Dry-cured, hard chorizo, while it can be used in cooking too, is meant to be served sliced as a cold cut. The mixture of pork and fat is very compacted, giving a texture somewhat like salami. Served with bread, sliced hard chorizo is a delicious tapa or snack.

Hard chorizo for slicing.

Hard chorizo comes in several shapes, such as thick rolls, cular, or thinner “candle” ones, vela. Pamplona chorizo is a version that is more finely chopped. Chistorra is a skinny loop of Pamplona-type chorizo. Chorizo from Asturias, in northern Spain, is smoke-dried. When chorizo is made from the meat of ibérico breed of pigs, it is labeled Ibérico and is considerably more expensive than chorizo made from ordinary pigs. There is also chorizo made from jabalí, wild boar.

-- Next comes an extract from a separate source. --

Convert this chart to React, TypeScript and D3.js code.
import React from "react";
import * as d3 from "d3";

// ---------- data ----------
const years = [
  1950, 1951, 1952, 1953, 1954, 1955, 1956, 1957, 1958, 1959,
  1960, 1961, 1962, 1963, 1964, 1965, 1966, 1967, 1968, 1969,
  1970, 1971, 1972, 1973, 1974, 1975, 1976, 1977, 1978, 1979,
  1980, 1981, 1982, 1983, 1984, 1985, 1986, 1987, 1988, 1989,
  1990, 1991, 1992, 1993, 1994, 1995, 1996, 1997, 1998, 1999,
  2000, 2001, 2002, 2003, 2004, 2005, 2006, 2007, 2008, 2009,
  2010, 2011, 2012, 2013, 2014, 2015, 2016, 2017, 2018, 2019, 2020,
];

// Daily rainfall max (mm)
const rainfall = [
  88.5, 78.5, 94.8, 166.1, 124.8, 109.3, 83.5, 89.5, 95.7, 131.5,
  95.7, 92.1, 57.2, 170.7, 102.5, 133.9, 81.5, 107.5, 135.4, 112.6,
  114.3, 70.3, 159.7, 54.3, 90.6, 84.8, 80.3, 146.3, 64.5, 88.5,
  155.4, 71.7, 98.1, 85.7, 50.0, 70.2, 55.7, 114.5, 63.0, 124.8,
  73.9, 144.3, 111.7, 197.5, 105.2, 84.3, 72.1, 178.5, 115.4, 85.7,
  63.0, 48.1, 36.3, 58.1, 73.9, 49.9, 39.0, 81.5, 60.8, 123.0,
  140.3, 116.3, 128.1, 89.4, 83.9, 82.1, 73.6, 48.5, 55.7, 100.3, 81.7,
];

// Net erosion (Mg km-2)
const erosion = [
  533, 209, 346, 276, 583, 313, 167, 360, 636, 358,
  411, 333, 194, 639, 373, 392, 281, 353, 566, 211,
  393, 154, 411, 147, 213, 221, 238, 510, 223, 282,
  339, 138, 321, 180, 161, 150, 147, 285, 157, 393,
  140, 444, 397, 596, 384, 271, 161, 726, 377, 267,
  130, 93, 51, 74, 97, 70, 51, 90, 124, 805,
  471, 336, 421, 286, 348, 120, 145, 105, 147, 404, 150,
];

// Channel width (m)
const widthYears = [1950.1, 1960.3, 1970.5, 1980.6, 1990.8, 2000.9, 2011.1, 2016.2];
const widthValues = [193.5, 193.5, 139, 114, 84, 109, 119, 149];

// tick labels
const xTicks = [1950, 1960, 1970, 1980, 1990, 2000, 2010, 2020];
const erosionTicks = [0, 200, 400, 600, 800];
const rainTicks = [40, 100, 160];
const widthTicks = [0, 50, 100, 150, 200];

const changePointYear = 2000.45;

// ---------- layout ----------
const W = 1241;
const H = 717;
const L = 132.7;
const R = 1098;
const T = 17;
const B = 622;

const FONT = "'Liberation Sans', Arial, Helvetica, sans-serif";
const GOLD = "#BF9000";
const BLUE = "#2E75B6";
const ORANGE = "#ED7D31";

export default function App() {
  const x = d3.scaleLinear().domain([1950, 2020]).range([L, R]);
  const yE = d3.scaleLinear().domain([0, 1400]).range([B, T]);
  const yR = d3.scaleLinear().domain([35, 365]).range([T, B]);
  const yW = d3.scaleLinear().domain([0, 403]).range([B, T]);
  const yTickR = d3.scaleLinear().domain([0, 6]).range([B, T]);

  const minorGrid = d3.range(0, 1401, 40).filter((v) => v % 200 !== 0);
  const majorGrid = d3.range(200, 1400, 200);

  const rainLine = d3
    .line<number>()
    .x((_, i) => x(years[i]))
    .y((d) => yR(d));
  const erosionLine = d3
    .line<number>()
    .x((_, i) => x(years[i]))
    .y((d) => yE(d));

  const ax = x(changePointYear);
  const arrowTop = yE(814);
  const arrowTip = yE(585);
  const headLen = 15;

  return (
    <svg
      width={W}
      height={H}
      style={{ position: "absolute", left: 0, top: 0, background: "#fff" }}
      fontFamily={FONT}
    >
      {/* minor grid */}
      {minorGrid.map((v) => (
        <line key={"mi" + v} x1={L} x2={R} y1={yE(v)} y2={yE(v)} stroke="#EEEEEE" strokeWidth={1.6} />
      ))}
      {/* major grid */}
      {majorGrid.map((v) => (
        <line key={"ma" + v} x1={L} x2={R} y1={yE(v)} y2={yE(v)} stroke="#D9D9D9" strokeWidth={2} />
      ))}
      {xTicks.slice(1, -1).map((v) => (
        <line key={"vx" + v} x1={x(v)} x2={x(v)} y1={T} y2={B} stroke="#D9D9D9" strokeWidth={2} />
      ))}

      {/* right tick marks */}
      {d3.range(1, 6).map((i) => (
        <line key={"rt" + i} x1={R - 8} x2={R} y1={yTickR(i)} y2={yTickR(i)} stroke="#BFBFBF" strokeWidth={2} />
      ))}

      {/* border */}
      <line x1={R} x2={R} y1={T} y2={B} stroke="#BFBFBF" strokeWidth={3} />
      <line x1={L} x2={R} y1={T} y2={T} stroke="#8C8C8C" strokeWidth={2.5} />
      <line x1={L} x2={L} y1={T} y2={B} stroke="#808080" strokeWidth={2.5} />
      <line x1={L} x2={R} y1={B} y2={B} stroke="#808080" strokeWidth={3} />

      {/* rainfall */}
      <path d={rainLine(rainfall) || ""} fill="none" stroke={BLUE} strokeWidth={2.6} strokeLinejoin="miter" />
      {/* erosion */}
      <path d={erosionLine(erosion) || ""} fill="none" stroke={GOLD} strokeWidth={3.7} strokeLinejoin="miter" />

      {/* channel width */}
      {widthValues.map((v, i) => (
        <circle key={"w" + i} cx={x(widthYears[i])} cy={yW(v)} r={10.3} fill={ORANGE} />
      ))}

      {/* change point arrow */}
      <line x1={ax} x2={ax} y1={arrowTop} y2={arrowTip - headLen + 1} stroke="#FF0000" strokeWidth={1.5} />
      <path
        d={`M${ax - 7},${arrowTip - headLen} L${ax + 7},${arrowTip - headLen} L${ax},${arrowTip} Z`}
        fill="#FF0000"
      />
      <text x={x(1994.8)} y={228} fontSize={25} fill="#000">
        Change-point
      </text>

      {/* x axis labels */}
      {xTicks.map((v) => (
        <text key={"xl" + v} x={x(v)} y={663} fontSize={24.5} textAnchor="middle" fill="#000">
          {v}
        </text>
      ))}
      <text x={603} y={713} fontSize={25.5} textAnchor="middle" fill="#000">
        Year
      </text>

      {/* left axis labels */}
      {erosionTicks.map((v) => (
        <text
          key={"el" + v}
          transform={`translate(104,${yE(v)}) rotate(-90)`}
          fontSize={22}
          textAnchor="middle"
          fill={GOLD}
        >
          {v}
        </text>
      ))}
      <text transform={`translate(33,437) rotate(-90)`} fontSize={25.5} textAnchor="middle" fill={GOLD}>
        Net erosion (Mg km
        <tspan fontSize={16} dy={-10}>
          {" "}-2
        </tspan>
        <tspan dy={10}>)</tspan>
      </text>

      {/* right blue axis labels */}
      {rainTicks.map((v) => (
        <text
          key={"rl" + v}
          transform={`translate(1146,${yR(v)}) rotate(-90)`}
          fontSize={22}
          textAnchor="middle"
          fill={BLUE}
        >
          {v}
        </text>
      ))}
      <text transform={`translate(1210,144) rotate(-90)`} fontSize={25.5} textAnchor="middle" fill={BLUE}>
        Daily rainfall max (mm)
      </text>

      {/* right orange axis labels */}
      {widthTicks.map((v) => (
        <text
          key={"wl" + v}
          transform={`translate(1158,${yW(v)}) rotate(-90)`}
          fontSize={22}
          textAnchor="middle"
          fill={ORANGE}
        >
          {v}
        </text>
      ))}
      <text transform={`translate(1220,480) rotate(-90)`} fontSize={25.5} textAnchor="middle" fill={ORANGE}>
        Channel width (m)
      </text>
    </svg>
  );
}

Mexican chorizo differs totally from Spanish chorizo. Mexican chorizo, usually highly spiced, is a fresh sausage and must be cooked before eating.

Serve chorizo with bread.

Jeffrey Weiss is someone who’s doing the graduate degree in chorizo. An American chef from California, he worked as an intern in some of Spain’s top restaurants. His year in Spain included a stint at a traditional matanza, pig slaughtering and chorizo making.

"Chorizo,” says Jeffrey, “is the reason the pig was invented.” Jeffrey, who is writing a book about Spain’s contribution to sausage glory, Charcutería: The Soul of Spain, points out that in the United States, “we have little or no access to the variety of tubular-encased awesomeness that a typical Spaniard does. Our import laws are too stringent to let in the really good stuff (outside of José Andrés's relatively-expensive Fermin line). A few nationally-based producers are making their versions: Fra'Mani makes a great chorizo, as does Armandino Batali at Salumi in Seattle and Olympic Provisions in Portland.

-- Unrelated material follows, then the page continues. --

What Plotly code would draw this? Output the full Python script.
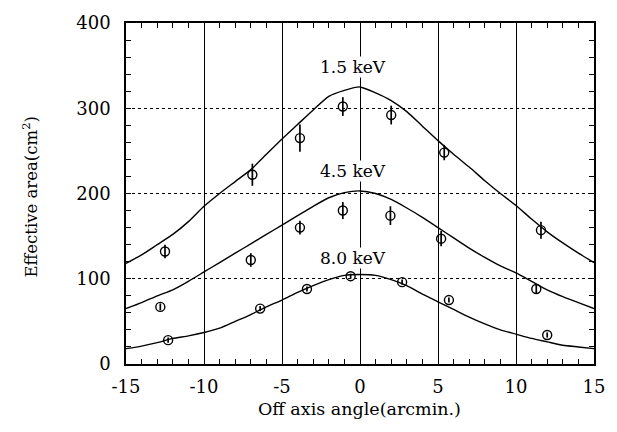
import plotly.graph_objects as go

# Model curves (off-axis angle in arcmin)
curve_x = list(range(-15, 16))
curve_15 = [118, 128, 140, 152, 167, 185, 200, 214, 228, 246, 264, 281, 298, 314, 321, 325,
            318, 309, 296, 279, 262, 246, 231, 215, 200, 186, 170, 155, 142, 130, 119]
curve_45 = [65, 72, 80, 87, 97, 108, 119, 130, 141, 152, 163, 174, 185, 195, 201, 203,
            200, 193, 183, 172, 160, 148, 136, 125, 115, 107, 97, 87, 79, 72, 65]
curve_80 = [18, 21, 25, 30, 33, 37, 42, 50, 58, 67, 75, 84, 92, 99, 104, 105,
            104, 99, 92, 82, 73, 64, 55, 47, 40, 35, 30, 26, 22, 20, 18]

# Measured points
pts15_x = [-12.5, -6.9, -3.85, -1.1, 2.0, 5.4, 11.6]
pts15_y = [132, 222, 265, 302, 292, 248, 157]
pts15_e = [8, 13, 16, 11, 11, 9, 10]

pts45_x = [-12.8, -7.0, -3.85, -1.1, 1.95, 5.2, 11.3]
pts45_y = [67, 122, 160, 180, 174, 147, 88]
pts45_e = [4, 8, 8, 10, 11, 9, 5]

pts80_x = [-12.3, -6.4, -3.4, -0.6, 2.7, 5.7, 12.0]
pts80_y = [28, 65, 88, 103, 96, 75, 34]
pts80_e = [3, 3, 3, 3, 3, 3, 3]

labels = ["1.5 keV", "4.5 keV", "8.0 keV"]
label_y = [348, 226, 124]

x_ticks = [-15, -10, -5, 0, 5, 10, 15]
x_ticktext = ["-15", "-10", "-5", "0", "5", "10", "15"]
y_ticks = [0, 100, 200, 300, 400]

FONT = "DejaVu Serif"

fig = go.Figure()
for cy in (curve_15, curve_45, curve_80):
    fig.add_trace(go.Scatter(x=curve_x, y=cy, mode="lines",
                             line=dict(color="black", width=1.4, shape="spline", smoothing=0.6),
                             showlegend=False, hoverinfo="skip"))
for px, py, pe in ((pts15_x, pts15_y, pts15_e), (pts45_x, pts45_y, pts45_e), (pts80_x, pts80_y, pts80_e)):
    fig.add_trace(go.Scatter(x=px, y=py, mode="markers",
                             marker=dict(symbol="circle-open", size=9, color="black", line=dict(width=1.4, color="black")),
                             error_y=dict(type="data", array=pe, visible=True, color="black", thickness=1.7, width=0),
                             showlegend=False))

for txt, ly in zip(labels, label_y):
    fig.add_annotation(x=-0.45, y=ly, xref="x", yref="y", text=txt, showarrow=False,
                       font=dict(family=FONT, size=17, color="black"),
                       bgcolor="white", borderpad=0)

fig.add_annotation(x=0.499, y=-0.133, xref="paper", yref="paper", text="Off axis angle(arcmin.)",
                   showarrow=False, font=dict(family=FONT, size=17.5, color="black"),
                   xanchor="center", yanchor="middle")
fig.add_annotation(x=-0.206, y=0.49, xref="paper", yref="paper", text="Effective area(cm<sup>2</sup>)",
                   showarrow=False, textangle=-90, font=dict(family=FONT, size=16.5, color="black"),
                   xanchor="center", yanchor="middle")

fig.update_layout(
    width=617, height=432,
    margin=dict(l=126, r=12, t=18, b=68),
    paper_bgcolor="white", plot_bgcolor="white",
    font=dict(family=FONT, size=18, color="black"),
    showlegend=False,
)
fig.update_xaxes(range=[-15, 15], tickvals=x_ticks, ticktext=x_ticktext,
                 showline=True, linecolor="black", linewidth=1.5, mirror="allticks",
                 ticks="inside", ticklen=5, tickcolor="black", tickwidth=1.2,
                 showgrid=True, gridcolor="black", gridwidth=1.1,
                 zeroline=False, ticklabelstandoff=6,
                 minor=dict(dtick=1, ticks="inside", ticklen=5, tickcolor="black", tickwidth=1.2, showgrid=False),
                 tickfont=dict(family=FONT, size=18, color="black"))
fig.update_yaxes(range=[0, 400], tickvals=y_ticks,
                 showline=True, linecolor="black", linewidth=1.5, mirror="allticks",
                 ticks="inside", ticklen=5, tickcolor="black", tickwidth=1.2,
                 showgrid=True, gridcolor="black", gridwidth=1, griddash="dot",
                 zeroline=False, ticklabelstandoff=10,
                 minor=dict(dtick=20, ticks="inside", ticklen=5, tickcolor="black", tickwidth=1.2, showgrid=False),
                 tickfont=dict(family=FONT, size=18, color="black"))

fig.write_html("out.html", config={"displayModeBar": False},
               post_script="document.body.style.margin='0px';document.body.style.overflow='hidden';")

"Until now, the spectrum of deliciously-porky, regionally-unique, cured meat traditions has yet to enter the melting pot of modern American gastronomy. That’s why I’m writing the book on the subject."

Bean salad with chorizo.

Bean Salad with Chorizo
Ensalada de Alubias con Taquillos de Chorizo

Serves 6 to 8 as a side dish.

1 pound pinto or red kidney beans, soaked overnight
1 bay leaf
1 teaspoon salt
½ cup chopped flat-leaf parsley
½ teaspoon oregano, crumbled
1/8 teaspoon cumin seeds
½ cup chopped onion
¼ cup chopped red bell pepper
1 cup Spanish hard chorizo, cut in ¼ -inch dice (4 ounces)
¼ cup olive oil
¼ cup wine vinegar
freshly ground black pepper
¼ cup Spanish empeltre olives or other black olives
2 hard-cooked eggs, quartered
lettuce leaves
sliced radishes

Drain the beans and put them in a pot with water to cover, bay leaf, and salt. Bring to a boil, skim, then simmer, covered, until beans are tender, 1 to 2 hours. Drain the beans and place in a bowl.

Add the parsley, oregano, cumin seeds, onion, pepper, chorizo, oil, and vinegar. Add salt and pepper to taste and combine well.  Cover and refrigerate for at least two hours or up to 24 hours.

Allow to stand at room temperature 30 minutes. Place the beans on a platter. Garnish with olives, quartered eggs, lettuce leaves, and radishes.


  1. A beautiful salad and an outstanding photograph. I would have to say that I like chorizo more than jamón but don't make me choose between one or the other. I always have both on hand.

    I really miss going to Salumi in Seattle. The first time I went I had no idea that Mario Batali's parents ran the joint. I saw one of his cookbooks on the counter and I said, "I love that guy's show." I'm just glad Gordon Ramsey's parents don't run it because that guy I can definitely live without (and his food is atrocious).

  2. Leftbanker: Thanks for the compliment about my photo. I'm getting to know my new camera. Seattle also has The Spanish Table, where you can find just about everything you need to cook Spanish.

  3. Ooh, my suegros make their own chorizo and it's delicious. However, they also make their own salchichon, which is my favorite. Now I'm salivating.

    Also, that salad looks amazing and oh-so-Spanish.

    1. Kaley: Do the suegros make sausages commercially? How wonderful to have home-made chorizo in the family!

    2. Not commercially, just for themselves. Yum! Here's a picture of my boyfriend "quitando el moho":

  4. Despana Brand Foods in NYC also makes great chorizo. We had some of their chistorra warmed in my fireplace the other night with a glass of cava -- perfect!